Hundreds of students with piles of stuff are ready to start another year at the University of Vermont. But one thing they won't have this year is access to cable TV.
Reporter Deanna LeBlanc: So, how do you watch your shows?
Joseph Oteng: I am always online. I am on Netflix and Hulu and even YouTube sometimes.
Oteng is president of UVM's Inter-Residence Association, the group that decided to pull the plug on the cable service.
"Personally, I've moved in-- with my executive board-- 55 students-- and I've only seen one TV so far," Oteng said.
"I'm completely fine with it," said Patrick Strobel, a freshman. "I don't really watch cable at home either, so I'm fine with it."
Even those who brought TVs, like freshman Ally Eardley, say they plan to link them to laptops or gaming systems and watch shows over the internet.
"I like knowing when I want to watch it because I don't want to wait for it to come on," Eardley said.
Four years ago, a survey of students found that 80 percent still preferred cable as their way to watch TV, but a recent survey shows those number have changed substantially.
Only 55 percent of UVM students polled even have a TV in their dorm rooms. And those who do reported watching cable TV an average of just 30 minutes per day.
On the other hand, 86 percent of students reported watching content online about 90 minutes each day.

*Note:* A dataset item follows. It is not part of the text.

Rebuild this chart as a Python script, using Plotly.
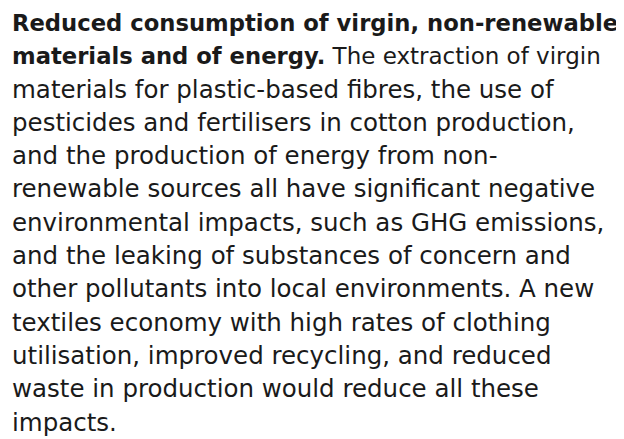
import plotly.graph_objects as go

W, H = 624, 439

# Paragraph lines: (bold part, regular part)
bold_parts = [
    "Reduced consumption of virgin, non-renewable",
    "materials and of energy.",
    "", "", "", "", "", "", "", "", "", "", "",
]
regular_parts = [
    "",
    "The extraction of virgin",
    "materials for plastic-based fibres, the use of",
    "pesticides and fertilisers in cotton production,",
    "and the production of energy from non-",
    "renewable sources all have significant negative",
    "environmental impacts, such as GHG emissions,",
    "and the leaking of substances of concern and",
    "other pollutants into local environments. A new",
    "textiles economy with high rates of clothing",
    "utilisation, improved recycling, and reduced",
    "waste in production would reduce all these",
    "impacts.",
]

FONT = "DejaVu Sans"
SIZE = 24.5
BOLD_SIZE = 22.7
MIXED_REG_SIZE = 23
LEFT = 2
TOP_CENTER = 14.5
STEP = 33.3

fig = go.Figure()
for i, (b, r) in enumerate(zip(bold_parts, regular_parts)):
    if b and r:
        txt = (f'<span style="font-size:{BOLD_SIZE}px"><b>{b}</b></span>'
               f'<span style="font-size:{MIXED_REG_SIZE}px"> {r}</span>')
    elif b:
        txt = f'<span style="font-size:{BOLD_SIZE}px"><b>{b}</b></span>'
    else:
        txt = r
    fig.add_annotation(
        x=LEFT / W, y=1 - (TOP_CENTER + i * STEP) / H,
        xref="paper", yref="paper",
        xanchor="left", yanchor="middle",
        text=txt, showarrow=False, align="left",
        font=dict(family=FONT, size=SIZE, color="#1a1a1a"),
    )

fig.update_layout(
    width=W, height=H,
    margin=dict(l=0, r=0, t=0, b=0),
    paper_bgcolor="white", plot_bgcolor="white",
    xaxis=dict(visible=False), yaxis=dict(visible=False),
    showlegend=False,
)
fig.write_html("out.html")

"It's not appointment television anymore. People aren't sitting down and watching their televisions to view their favorite shows," said Traci Griffith, a media expert and St. Michael's College professor.
Griffith says online streaming is creating a new trend in the way we watch TV.
"Quite often the younger demographic does what is called binge watching, where they watch a whole season of a particular show in one sitting," Griffith said.
Many students say they don't mind paying for online subscriptions and canceling cable is saving the school some money.
"Last I heard it was $200,000 is what we save from cutting cable, so that's going to go toward building up the infrastructure of the internet, covering up the dead spots and speeding up the bandwidth," Oteng said.
High-speed hookups that reflect a growing trend away from traditional TV.
And it's not just students, a recent study by the Consumer Electronics Association shows more than a quarter of all U.S. households now use the internet to watch shows on their TVs.